7. Probably goes without saying but just in case: anyone who supports any kind of western military confrontation with Russia is an enemy of our entire species.
8. It would now seem the US power alliance has a choice between either (A) escalating aggressions against Russia to world-threatening levels or (B) doing what anti-imperialists have been begging them to do for years and pursuing detente. This is exactly where anti-imperialists have been warning we could wind up if the US didn't work toward detente with Russia, while being called Kremlin agents and Putin lovers the entire time for years on end.
All the people who've called us crazy over the years for warning that cold war brinkmanship against Russia could lead to hot war are the same people calling to ramp up the brinkmanship now that our warnings proved true.
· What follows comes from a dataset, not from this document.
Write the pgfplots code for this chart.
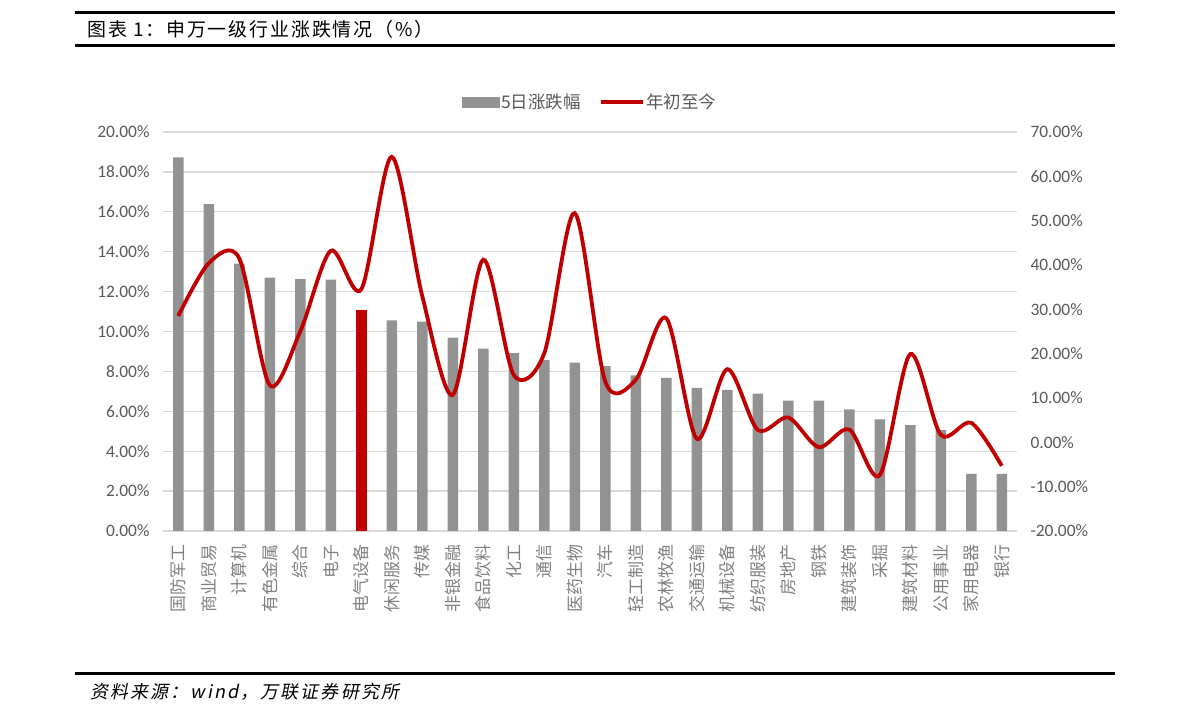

Perhaps some serious re-evaluation is in order.
The solution to a crisis that was created by cold war brinkmanship is not more cold war brinkmanship. The solution to a crisis that was created by cold war brinkmanship is detente.
9. Assertions made by secretive government agencies based on classified intelligence should always be subjected to aggressively intense scrutiny, 100 percent of the time, without exception and without apology, regardless of the fact that those assertions occasionally happen to prove true.
10. It sure is a lucky coincidence that westerners have spent the last few years being persuaded to hate Russia by their governments and media. Otherwise the west's dramatic response to this act of aggression might be difficult to get them to consent to.
11. Remain intensely skeptical of all news coming out of Ukraine. Since 2016 the western empire has been running an extremely aggressive narrative management campaign about Russia the likes of which we've never seen before. The news media have been fully complicit in this mass-scale psyop. Watch and wait for hard evidence of every claim made. Recall how snipers were used during the 2014 coup in Kyiv to kill protesters and pin the blame on the ousted Yanukovych government.
12. Unpopular opinion but I think those who are crowing that this marks the dawn of a multipolar world may be jumping the gun a bit. If the US empire can succeed in crippling Russia's economy and fomenting unrest, balkanization and collapse there, it knocks out a key pillar of China's support system, and China is the ultimate target in all these unipolarist maneuverings.
If it can do this (and that's a big if, I know), at that point the empire can set to work on China without its guard bear there to protect it. Which of course would have been the plan all along. Which of course would be why the empire and its propaganda engine have been acting so weird these last few years.